(Entries with chart source code)
▼
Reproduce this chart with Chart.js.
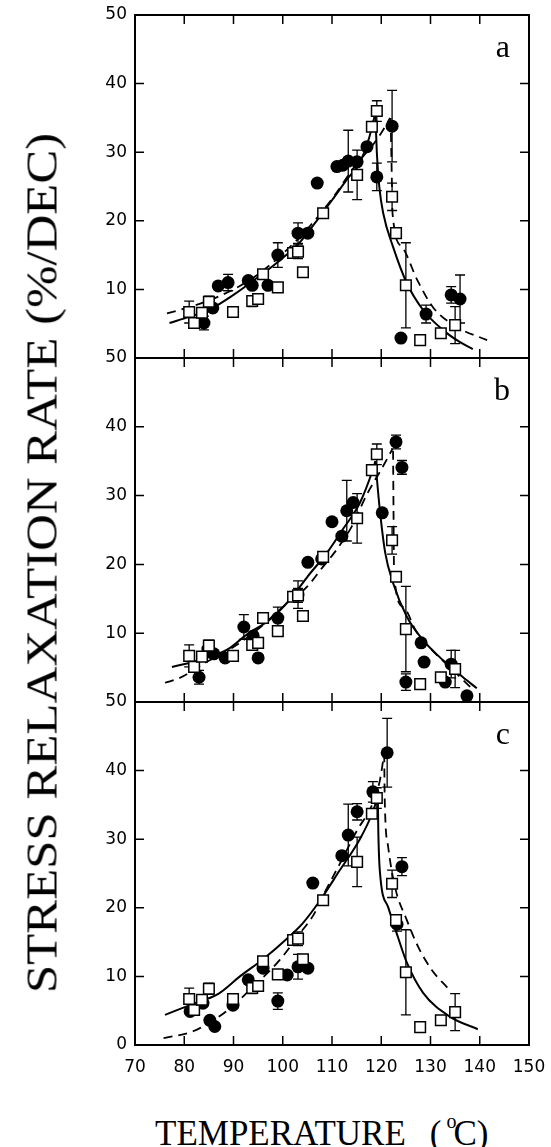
<!DOCTYPE html>
<html>
<head>
<meta charset="utf-8">
<script src="https://cdn.jsdelivr.net/npm/chart.js@4.4.0/dist/chart.umd.min.js"></script>
<style>
  body { margin: 0; background: #fff; }
  #wrap { position: relative; width: 551px; height: 1147px; overflow: hidden; background: #fff; }
  canvas { position: absolute; left: 0; }
  #ytitle {
    position: absolute; left: 42px; top: 563px;
    font: 45px "Liberation Serif", serif; line-height: 45px;
    white-space: nowrap; color: #000;
  }
  #xtitle {
    position: absolute; left: 155px; top: 1116px;
    font: 35px "Liberation Serif", serif; line-height: 35px;
    white-space: nowrap; color: #000;
  }
  #xtitle .gap { display: inline-block; width: 24px; }
  #xtitle .deg { position: relative; top: -17px; font-size: 20px; margin-left: 5px; margin-right: -3px; }
</style>
</head>
<body>
<div id="wrap">
  <canvas id="pa" width="551" height="368" style="top:0px"></canvas>
  <canvas id="pb" width="551" height="369" style="top:343px"></canvas>
  <canvas id="pc" width="551" height="398" style="top:687px"></canvas>
  <div id="ytitle">STRESS RELAXATION RATE (%/DEC)</div>
  <div id="xtitle">TEMPERATURE<span class="gap"></span>(<span class="deg">o</span>C)</div>
</div>
<script>
// axis ticks
const xTicks = [70, 80, 90, 100, 110, 120, 130, 140, 150];
const yTicks = [0, 10, 20, 30, 40, 50];

// open squares (same reference set in every panel)
const sqT    = [81.0, 82.0, 83.6, 85.0, 89.9, 93.8, 95.0, 96.0, 99.0, 102.1, 103.1, 104.1, 108.2, 115.1, 118.1, 119.1, 122.2, 123.0, 125.0, 127.9, 132.1, 135.0];
const sqRate = [6.7, 5.1, 6.6, 8.2, 6.7, 8.3, 8.6, 12.2, 10.3, 15.3, 15.5, 12.5, 21.1, 26.7, 33.7, 36.0, 23.5, 18.2, 10.6, 2.6, 3.6, 4.8];
const sqErr  = [1.6, 0, 0, 0.8, 0, 0.8, 0, 0, 0, 0, 1.0, 0, 0, 3.6, 0, 1.5, 2.0, 0, 6.2, 0, 0, 2.7];

// panel a - filled circles
const aT    = [84.0, 85.8, 86.9, 88.9, 93.0, 93.8, 97.0, 99.0, 103.1, 105.1, 107.0, 111.0, 112.2, 113.3, 115.1, 117.1, 119.1, 122.2, 124.0, 129.1, 134.2, 136.0];
const aRate = [5.1, 7.3, 10.5, 11.0, 11.3, 10.6, 10.6, 15.0, 18.2, 18.2, 25.5, 27.9, 28.1, 28.7, 28.6, 30.8, 26.4, 33.8, 2.9, 6.4, 9.2, 8.6];
const aErr  = [1.0, 0, 0, 1.2, 0, 0, 0, 1.8, 1.5, 0, 0, 0, 0, 4.5, 0, 0, 2.0, 5.2, 0, 1.3, 1.2, 3.5];
// panel a - curves
const aSolidLT = [77, 81, 85, 90, 95, 99, 103.5, 107, 110, 113, 115.7, 117.5, 118.8];
const aSolidLY = [5.1, 6.0, 7.0, 9.2, 11.8, 14.0, 16.9, 20.1, 23.0, 26.0, 28.6, 32.0, 35.7];
const aSolidRT = [118.8, 119.1, 119.6, 120.4, 122.4, 125.2, 128.5, 132.5, 136, 138.6];
const aSolidRY = [35.7, 30.0, 25.0, 21.1, 16.2, 10.9, 7.0, 4.1, 2.3, 1.3];
const aDashLT = [76.5, 80, 85, 90, 95, 100, 105, 110, 115, 118, 120, 121.8];
const aDashLY = [6.5, 7.2, 8.4, 10.0, 12.2, 15.2, 18.8, 23.2, 28.3, 30.8, 32.8, 35.0];
const aDashRT = [121.9, 122.1, 122.3, 124.2, 127.3, 130.5, 135.4, 141.5];
const aDashRY = [35.0, 28.0, 21.0, 16.2, 11.4, 7.4, 4.5, 2.6];

// panel b - filled circles
const bT    = [83.0, 84.8, 86.0, 88.3, 92.1, 94.0, 95.0, 99.0, 103.1, 105.1, 107.9, 110.0, 112.0, 113.0, 114.3, 120.2, 123.0, 124.2, 125.0, 128.1, 128.7, 133.0, 134.2, 137.4];
const bRate = [3.6, 7.7, 7.0, 6.4, 10.9, 9.6, 6.4, 12.2, 15.6, 20.3, 20.8, 26.2, 24.1, 27.8, 29.0, 27.5, 37.8, 34.1, 2.9, 8.6, 5.8, 2.9, 5.5, 0.9];
const bErr  = [1.0, 0.8, 0, 0, 1.8, 0, 0, 1.6, 2.0, 0, 0, 0, 0, 4.4, 0, 0, 1.0, 1.0, 1.2, 0, 0, 0, 2.0, 0];
// panel b - curves
const bSolidLT = [77.5, 83.2, 88.7, 92.7, 97.4, 101.5, 105, 109, 112.2, 115.7, 118.3, 118.8];
const bSolidLY = [5.1, 6.1, 7.6, 9.8, 12.0, 14.9, 18.2, 21.7, 25.1, 29.0, 33.8, 35.0];
const bSolidRT = [118.8, 119.7, 120.8, 122.4, 125.2, 128.5, 132.5, 136.6, 139.4];
const bSolidRY = [35.0, 28.0, 21.7, 17.3, 12.4, 9.0, 6.1, 3.6, 2.0];
const bDashLT = [76.1, 79.1, 84, 90, 95, 100, 105, 108, 111, 114, 117.1, 120, 122.3];
const bDashLY = [2.8, 3.5, 5.6, 8.0, 10.6, 13.8, 16.8, 19.5, 22.2, 25.5, 30.2, 33.8, 36.8];
const bDashRT = [122.4, 122.5, 122.6, 124.5, 127, 130, 134, 138.5];
const bDashRY = [36.5, 27.0, 18.5, 13.8, 10.4, 7.8, 5.0, 1.9];

// panel c - filled circles
const cT    = [81.2, 83.8, 85.2, 86.2, 89.9, 93.0, 96.0, 99.0, 100.9, 103.1, 105.1, 106.1, 112.0, 113.3, 115.1, 118.3, 121.2, 123.2, 124.2];
const cRate = [4.9, 6.1, 3.6, 2.7, 5.8, 9.5, 11.2, 6.4, 10.2, 11.4, 11.2, 23.6, 27.6, 30.6, 34.0, 36.9, 42.6, 17.6, 26.0];
const cErr  = [0, 0, 0, 0, 0, 0, 0, 1.2, 0, 1.8, 0, 0, 0, 4.5, 1.2, 1.5, 5.0, 1.0, 1.3];
// panel c - curves
const cSolidLT = [76.1, 81.8, 87, 91.3, 96, 101, 104, 107.6, 111.6, 115.5, 118.3, 119.3];
const cSolidLY = [4.4, 6.0, 7.5, 10.0, 12.5, 15.6, 17.7, 21.1, 25.5, 29.8, 34.0, 36.3];
const cSolidRT = [119.3, 119.4, 119.7, 121.4, 123.4, 125.2, 128.5, 134, 139.6];
const cSolidRY = [36.3, 31.3, 25.5, 20.1, 15.7, 12.0, 7.6, 4.1, 2.3];
const cDashLT = [75.8, 81.8, 88.7, 94, 99.4, 103.5, 106.2, 108.2, 111.5, 115.1, 118, 119.7, 120.6];
const cDashLY = [1.0, 2.0, 5.0, 8.5, 12.4, 16.3, 18.9, 21.8, 26.3, 31.3, 34.8, 38.5, 42.5];
const cDashRT = [120.6, 120.7, 121.4, 122.8, 125.2, 127.5, 130.3, 133.5];
const cDashRY = [42.5, 36.0, 28.9, 23.0, 18.2, 14.3, 10.9, 8.3];

function pts(xs, ys) {
    return xs.map((x, i) => ({ x: x, y: ys[i] }));
}

// error bars drawn just under their own markers
const errorBars = {
    id: 'errorBars',
    beforeDatasetDraw(chart, args) {
        const ds = chart.data.datasets[args.index];
        if (!ds.errors) return;
        const ctx = chart.ctx, xs = chart.scales.x, ys = chart.scales.y;
        ctx.save();
        ctx.strokeStyle = '#000';
        ctx.lineWidth = 1.3;
        ds.data.forEach((p, i) => {
            const e = ds.errors[i];
            if (!e) return;
            const px = xs.getPixelForValue(p.x);
            const top = ys.getPixelForValue(p.y + e);
            const bot = ys.getPixelForValue(p.y - e);
            ctx.beginPath();
            ctx.moveTo(px, top); ctx.lineTo(px, bot);
            ctx.moveTo(px - 5, top); ctx.lineTo(px + 5, top);
            ctx.moveTo(px - 5, bot); ctx.lineTo(px + 5, bot);
            ctx.stroke();
        });
        ctx.restore();
    }
};

// box with inward ticks and the panel letter
const frame = {
    id: 'frame',
    afterDraw(chart, args, opts) {
        const ctx = chart.ctx, a = chart.chartArea;
        const xs = chart.scales.x, ys = chart.scales.y;
        ctx.save();
        ctx.strokeStyle = '#000';
        ctx.lineWidth = 2;
        ctx.strokeRect(a.left, a.top, a.right - a.left, a.bottom - a.top);
        ctx.lineWidth = 1.5;
        ctx.beginPath();
        xTicks.slice(1, -1).forEach(v => {
            const px = xs.getPixelForValue(v);
            ctx.moveTo(px, a.top); ctx.lineTo(px, a.top + 9);
            ctx.moveTo(px, a.bottom); ctx.lineTo(px, a.bottom - 9);
        });
        yTicks.slice(1, -1).forEach(v => {
            const py = ys.getPixelForValue(v);
            ctx.moveTo(a.left, py); ctx.lineTo(a.left + 9, py);
            ctx.moveTo(a.right, py); ctx.lineTo(a.right - 9, py);
        });
        ctx.stroke();
        ctx.fillStyle = '#000';
        ctx.font = '32px "Liberation Serif", serif';
        ctx.textAlign = 'right';
        ctx.textBaseline = 'alphabetic';
        ctx.fillText(opts.letter, a.right - 19, a.top + 42);
        ctx.restore();
    }
};

function makePanel(id, letter, cx, cy, ce, sl, sr, dl, dr, showX) {
    const curve = (data, dashed) => ({
        type: 'line',
        data: data,
        borderColor: '#000',
        borderWidth: dashed ? 1.8 : 2,
        borderDash: dashed ? [9, 6] : [],
        pointRadius: 0,
        fill: false,
        cubicInterpolationMode: 'monotone',
        order: dashed ? 3 : 2
    });
    new Chart(document.getElementById(id), {
        type: 'scatter',
        data: {
            datasets: [
                {
                    data: pts(sqT, sqRate), errors: sqErr,
                    pointStyle: 'rect', pointRadius: 7.5,
                    backgroundColor: '#fff', borderColor: '#000', borderWidth: 1.5,
                    order: 0
                },
                {
                    data: pts(cx, cy), errors: ce,
                    pointStyle: 'circle', pointRadius: 6.5,
                    backgroundColor: '#000', borderColor: '#000', borderWidth: 0,
                    order: 1
                },
                curve(sl, false), curve(sr, false),
                curve(dl, true), curve(dr, true)
            ]
        },
        options: {
            responsive: false,
            animation: false,
            layout: { padding: { top: 15, right: 22, bottom: showX ? 0 : 10, left: 0 } },
            plugins: { legend: { display: false }, tooltip: { enabled: false }, frame: { letter: letter } },
            scales: {
                x: {
                    type: 'linear', min: 70, max: 150,
                    display: showX,
                    grid: { display: false, drawTicks: false },
                    border: { display: false },
                    afterBuildTicks: s => { s.ticks = xTicks.map(v => ({ value: v })); },
                    afterFit: s => {
                        s.paddingLeft = 0; s.paddingRight = 0;
                        if (showX) s.height = 40;
                    },
                    ticks: { color: '#000', padding: 12, font: { family: 'DejaVu Sans', size: 17 } }
                },
                y: {
                    type: 'linear', min: 0, max: 50,
                    grid: { display: false, drawTicks: false },
                    border: { display: false },
                    afterBuildTicks: s => { s.ticks = yTicks.map(v => ({ value: v })); },
                    afterFit: s => { s.width = 135; s.paddingTop = 0; s.paddingBottom = 0; },
                    ticks: {
                        color: '#000', padding: 8,
                        font: { family: 'DejaVu Sans', size: 17 },
                        callback: v => (v === 0 && letter !== 'c') ? '' : String(v)
                    }
                }
            }
        },
        plugins: [errorBars, frame]
    });
}

makePanel('pa', 'a', aT, aRate, aErr, pts(aSolidLT, aSolidLY), pts(aSolidRT, aSolidRY), pts(aDashLT, aDashLY), pts(aDashRT, aDashRY), false);
makePanel('pb', 'b', bT, bRate, bErr, pts(bSolidLT, bSolidLY), pts(bSolidRT, bSolidRY), pts(bDashLT, bDashLY), pts(bDashRT, bDashRY), false);
makePanel('pc', 'c', cT, cRate, cErr, pts(cSolidLT, cSolidLY), pts(cSolidRT, cSolidRY), pts(cDashLT, cDashLY), pts(cDashRT, cDashRY), true);

// stretch the vertical title to the length it has in the figure
const yt = document.getElementById('ytitle');
const k = 860 / yt.offsetWidth;
yt.style.transform = 'translate(-50%, -50%) rotate(-90deg) scaleX(' + k + ')';
</script>
</body>
</html>
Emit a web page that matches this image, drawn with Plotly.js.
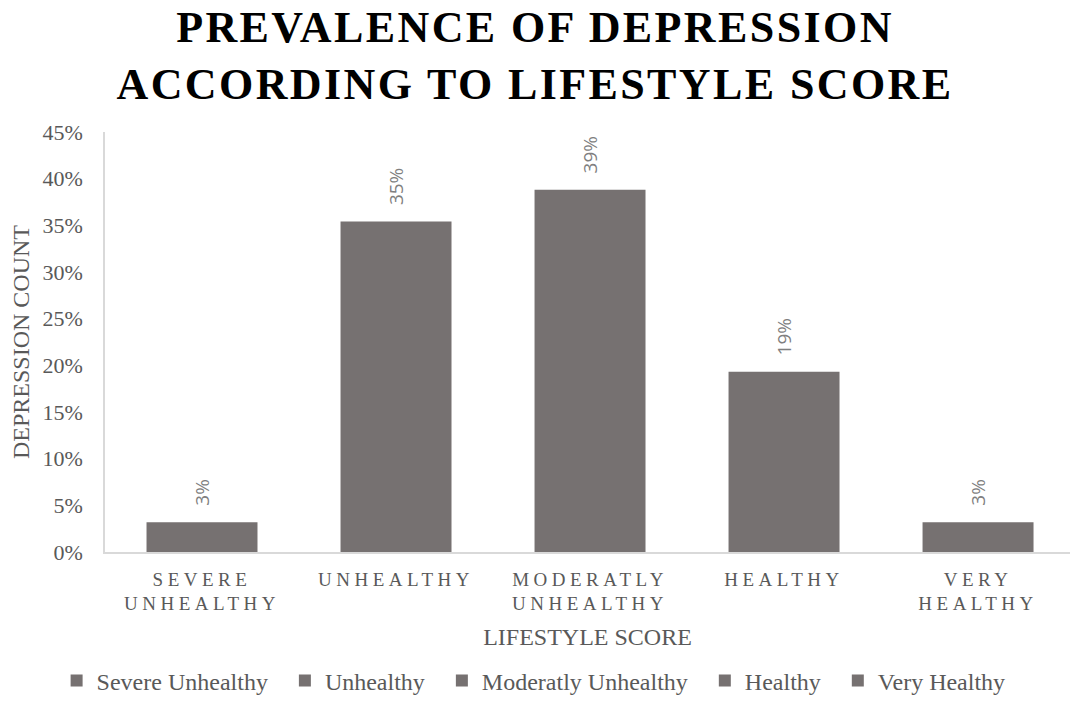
<!DOCTYPE html>
<html>
<head>
<meta charset="utf-8">
<script src="https://cdn.plot.ly/plotly-3.0.1.min.js"></script>
<style>
  html, body { margin: 0; padding: 0; background: #ffffff; }
  #chart { width: 1070px; height: 717px; }
  /* spaced-out capitals for the title and the category labels */
  .gtitle { letter-spacing: 2.4px; }
  .xtick text { letter-spacing: 4.5px; }
</style>
</head>
<body>
<div id="chart"></div>
<script>
// Lifestyle score groups (legend names) and their axis labels
const categories = ['Severe Unhealthy', 'Unhealthy', 'Moderatly Unhealthy', 'Healthy', 'Very Healthy'];
const tickLabels = ['SEVERE<br>UNHEALTHY', 'UNHEALTHY', 'MODERATLY<br>UNHEALTHY', 'HEALTHY', 'VERY<br>HEALTHY'];
// Share of depression cases in each group
const depressionShare = [0.032, 0.354, 0.388, 0.193, 0.032];
const yTicks = [0, 0.05, 0.10, 0.15, 0.20, 0.25, 0.30, 0.35, 0.40, 0.45];

const barColor = '#767171';
const textGray = '#595959';
const serif = '"Liberation Serif", "Times New Roman", serif';
// extra breathing room after each legend entry except the last
const legendPad = '\u00a0\u00a0';

// One trace per group so each gets its own legend entry
const traces = categories.map((name, i) => ({
  type: 'bar',
  name: i < categories.length - 1 ? name + legendPad : name,
  x: [name],
  y: [depressionShare[i]],
  marker: { color: barColor },
  hovertemplate: name + ': %{y:.1%}<extra></extra>'
}));

// Rotated value labels sitting above each bar
const valueLabels = categories.map((name, i) => ({
  x: name,
  y: depressionShare[i],
  xref: 'x',
  yref: 'y',
  text: Math.round(depressionShare[i] * 100) + '%',
  textangle: -90,
  showarrow: false,
  xanchor: 'center',
  yanchor: 'bottom',
  yshift: 14,
  font: { family: '"Open Sans", sans-serif', size: 19, color: '#7f7f7f' }
}));

const layout = {
  width: 1070,
  height: 717,
  paper_bgcolor: '#ffffff',
  plot_bgcolor: '#ffffff',
  margin: { l: 105, r: 0, t: 132, b: 165, autoexpand: false },
  barmode: 'overlay',
  bargap: 0.428,
  showlegend: true,
  title: {
    text: 'PREVALENCE OF DEPRESSION<br>ACCORDING TO LIFESTYLE SCORE',
    font: { family: serif, size: 44, color: '#000000', weight: 'bold' },
    x: 0.5,
    xref: 'container',
    xanchor: 'center',
    y: 1 - 42 / 717,
    yref: 'container',
    yanchor: 'top'
  },
  xaxis: {
    type: 'category',
    categoryorder: 'array',
    categoryarray: categories,
    tickvals: categories,
    ticktext: tickLabels,
    range: [-0.5, 4.474],
    tickangle: 0,
    showline: true,
    linecolor: '#d9d9d9',
    linewidth: 1.5,
    showgrid: false,
    zeroline: false,
    ticks: 'outside',
    ticklen: 9,
    tickcolor: 'rgba(0,0,0,0)',
    tickfont: { family: serif, size: 19, color: textGray },
    title: {
      text: 'LIFESTYLE SCORE',
      font: { family: serif, size: 24, color: textGray },
      standoff: 15
    },
    fixedrange: true
  },
  yaxis: {
    range: [0, 0.45],
    tickvals: yTicks,
    tickformat: '.0%',
    showline: true,
    linecolor: '#d9d9d9',
    linewidth: 1.5,
    showgrid: false,
    zeroline: false,
    ticks: 'outside',
    ticklen: 16,
    tickcolor: 'rgba(0,0,0,0)',
    tickfont: { family: serif, size: 22, color: textGray },
    title: {
      text: 'DEPRESSION COUNT',
      font: { family: serif, size: 24, color: textGray },
      standoff: 6
    },
    fixedrange: true
  },
  legend: {
    orientation: 'h',
    xref: 'container',
    yref: 'container',
    x: 0.4987,
    xanchor: 'center',
    y: 1 - 681 / 717,
    yanchor: 'middle',
    font: { family: serif, size: 24, color: textGray },
    bgcolor: 'rgba(0,0,0,0)'
  },
  annotations: valueLabels
};

Plotly.newPlot('chart', traces, layout, { displayModeBar: false });
</script>
</body>
</html>
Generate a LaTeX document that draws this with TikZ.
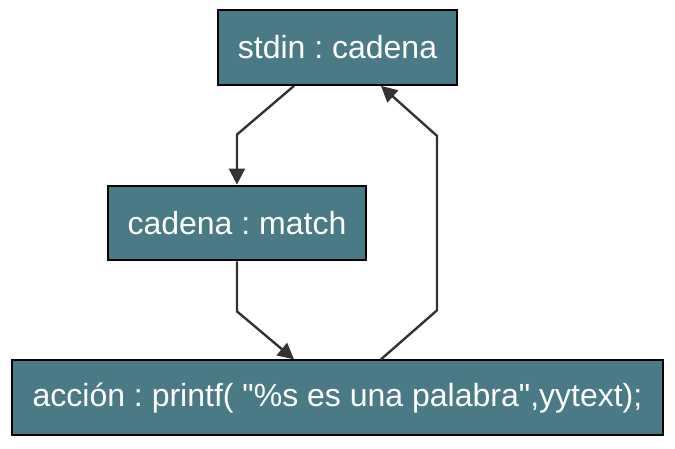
\documentclass[tikz,border=0pt]{standalone}
\usepackage{fontspec}
\setmainfont{Liberation Sans}
\usetikzlibrary{arrows.meta, positioning}
\definecolor{boxfill}{HTML}{4A7A85}
\definecolor{edgegray}{HTML}{333333}
\frenchspacing

\begin{document}
\begin{tikzpicture}[>={Triangle[length=12pt,width=12pt]},
  state/.style={rectangle,draw=black,line width=1.6pt,fill=boxfill,text=white,
    font=\fontsize{24}{28}\selectfont,inner sep=0pt,minimum height=56pt},
  edge/.style={->,draw=edgegray,line width=1.8pt}]
			% Nodes
			\node[state,minimum width=179pt] (stdin) at (0,0) {stdin : cadena};
			\node[state,minimum width=193.5pt] (match) [below=74pt of stdin, xshift=-75.4pt] {cadena : match};
			\node[state,minimum width=488pt] (accion) [below=73.5pt of match, xshift=75.4pt] {acción : printf( \textquotedbl\%s es una palabra\textquotedbl,yytext);};
			\useasboundingbox (-253.1pt,35.6pt) rectangle (253.1pt,-300.4pt);
			% Edges
			\draw[edge] ([xshift=-32.6pt]stdin.south) -- ([yshift=37.5pt]match.north) -- (match.north);
			\draw[edge] (match.south) -- ([yshift=-37.5pt]match.south) -- ([xshift=-32.6pt]accion.north);
			\draw[edge] ([xshift=32.6pt]accion.north) -- ([xshift=74.6pt,yshift=36.75pt]accion.north)
			  -- ([xshift=74.6pt,yshift=-37.5pt]stdin.south) -- ([xshift=32.6pt]stdin.south);
\end{tikzpicture}
\end{document}
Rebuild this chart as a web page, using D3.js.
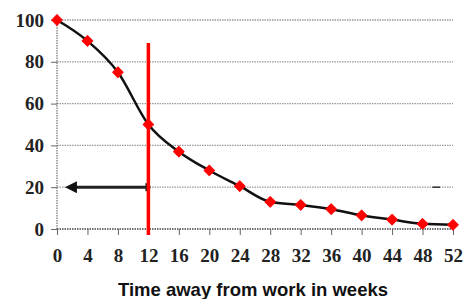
<!DOCTYPE html>
<html>
<head>
<meta charset="utf-8">
<script src="https://cdn.jsdelivr.net/npm/d3@7"></script>
<style>
  body { margin: 0; background: #fff; }
  .tick text { font-family: "Liberation Serif", "Times New Roman", serif; font-size: 19px; font-weight: bold; }
</style>
</head>
<body>
<div class="chart"></div>
<script>
var weeks = [0, 4, 8, 12, 16, 20, 24, 28, 32, 36, 40, 44, 48, 52];
var percent = [100, 90, 75, 50, 37, 28, 20.5, 13, 11.5, 9.5, 6.5, 4.5, 2.5, 2];
var yTicks = [0, 20, 40, 60, 80, 100];
var markerWeek = 12;
var arrowLevel = 20;
var xTitle = "Time away from work in weeks";

var width = 473;
var height = 299;

var x = d3.scaleLinear().domain([0, 52]).range([57, 453]);
var y = d3.scaleLinear().domain([0, 100]).range([229, 20]);

var svg = d3.select(".chart")
    .append("svg")
    .attr("width", width)
    .attr("height", height);

// gridlines
svg.append("g")
    .selectAll("line")
    .data(yTicks)
    .enter().append("line")
    .attr("x1", x(0))
    .attr("x2", x(52))
    .attr("y1", function (d) { return y(d); })
    .attr("y2", function (d) { return y(d); })
    .attr("stroke", function (d) { return d === 0 ? "#444" : "#999"; })
    .attr("stroke-width", 1.3)
    .attr("stroke-dasharray", "1.5,1");

// left axis line
svg.append("line")
    .attr("x1", x(0)).attr("x2", x(0))
    .attr("y1", y(100)).attr("y2", y(0))
    .attr("stroke", "#555")
    .attr("stroke-width", 1)
    .attr("stroke-dasharray", "1.5,1");

var yAxis = d3.axisLeft(y).tickValues(yTicks).tickSize(6).tickPadding(7);
var gy = svg.append("g")
    .attr("transform", "translate(" + x(0) + ",0)")
    .call(yAxis);
gy.select(".domain").remove();

var xAxis = d3.axisBottom(x).tickValues(weeks).tickSize(6).tickPadding(14);
var gx = svg.append("g")
    .attr("transform", "translate(0," + y(0) + ")")
    .call(xAxis);
gx.select(".domain").remove();

svg.selectAll(".tick line").attr("stroke", "#666");
svg.selectAll(".tick text").attr("fill", "#222");

// curve
var line = d3.line()
    .x(function (d, i) { return x(weeks[i]); })
    .y(function (d) { return y(d); })
    .curve(d3.curveMonotoneX);

svg.append("path")
    .datum(percent)
    .attr("d", line)
    .attr("fill", "none")
    .attr("stroke", "#111")
    .attr("stroke-width", 2.5);

// diamond markers (rotated squares)
svg.selectAll(".pt")
    .data(percent)
    .enter().append("path")
    .attr("class", "pt")
    .attr("d", d3.symbol().type(d3.symbolSquare).size(56))
    .attr("transform", function (d, i) { return "translate(" + x(weeks[i]) + "," + y(d) + ") rotate(45)"; })
    .attr("fill", "#ff0000")
    .attr("stroke", "#ff0000")
    .attr("stroke-width", 1)
    .attr("stroke-linejoin", "round");

// arrow
svg.append("defs").append("marker")
    .attr("id", "arr")
    .attr("viewBox", "0 0 10 10")
    .attr("refX", 2).attr("refY", 5)
    .attr("markerWidth", 4).attr("markerHeight", 4)
    .attr("orient", "auto-start-reverse")
    .append("path")
    .attr("d", "M0,0L10,5L0,10z")
    .attr("fill", "#111");

svg.append("line")
    .attr("x1", x(markerWeek) + 2)
    .attr("x2", x(2.3))
    .attr("y1", y(arrowLevel))
    .attr("y2", y(arrowLevel))
    .attr("stroke", "#222")
    .attr("stroke-width", 3)
    .attr("marker-end", "url(#arr)");

svg.append("line")
    .attr("x1", x(markerWeek) - 2).attr("x2", x(markerWeek) - 2)
    .attr("y1", y(arrowLevel) - 4).attr("y2", y(arrowLevel) + 4)
    .attr("stroke", "#222")
    .attr("stroke-width", 2);

// small stray mark on the 20 gridline near the right
svg.append("line")
    .attr("x1", x(49.3)).attr("x2", x(50.3))
    .attr("y1", y(arrowLevel)).attr("y2", y(arrowLevel))
    .attr("stroke", "#333")
    .attr("stroke-width", 1.5);

// red vertical line
svg.append("line")
    .attr("x1", x(markerWeek)).attr("x2", x(markerWeek))
    .attr("y1", 43).attr("y2", 235)
    .attr("stroke", "#ff0000")
    .attr("stroke-width", 3.5);

svg.append("text")
    .attr("x", 253)
    .attr("y", 296)
    .attr("text-anchor", "middle")
    .style("font-family", "'Liberation Sans', Arial, sans-serif")
    .style("font-size", "18.5px")
    .style("font-weight", "bold")
    .attr("fill", "#111")
    .text(xTitle);
</script>
</body>
</html>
▲
Aim:
Without the pictures, repeat the entries above line by line, from the first through the one that contains "const yTicks = [0, 10, 20, 30, 40, 50];", both ends included.

Correct result:
Reproduce this chart with Chart.js.
<!DOCTYPE html>
<html>
<head>
<meta charset="utf-8">
<script src="https://cdn.jsdelivr.net/npm/chart.js@4.4.0/dist/chart.umd.min.js"></script>
<style>
  body { margin: 0; background: #fff; }
  #wrap { position: relative; width: 551px; height: 1147px; overflow: hidden; background: #fff; }
  canvas { position: absolute; left: 0; }
  #ytitle {
    position: absolute; left: 42px; top: 563px;
    font: 45px "Liberation Serif", serif; line-height: 45px;
    white-space: nowrap; color: #000;
  }
  #xtitle {
    position: absolute; left: 155px; top: 1116px;
    font: 35px "Liberation Serif", serif; line-height: 35px;
    white-space: nowrap; color: #000;
  }
  #xtitle .gap { display: inline-block; width: 24px; }
  #xtitle .deg { position: relative; top: -17px; font-size: 20px; margin-left: 5px; margin-right: -3px; }
</style>
</head>
<body>
<div id="wrap">
  <canvas id="pa" width="551" height="368" style="top:0px"></canvas>
  <canvas id="pb" width="551" height="369" style="top:343px"></canvas>
  <canvas id="pc" width="551" height="398" style="top:687px"></canvas>
  <div id="ytitle">STRESS RELAXATION RATE (%/DEC)</div>
  <div id="xtitle">TEMPERATURE<span class="gap"></span>(<span class="deg">o</span>C)</div>
</div>
<script>
// axis ticks
const xTicks = [70, 80, 90, 100, 110, 120, 130, 140, 150];
const yTicks = [0, 10, 20, 30, 40, 50];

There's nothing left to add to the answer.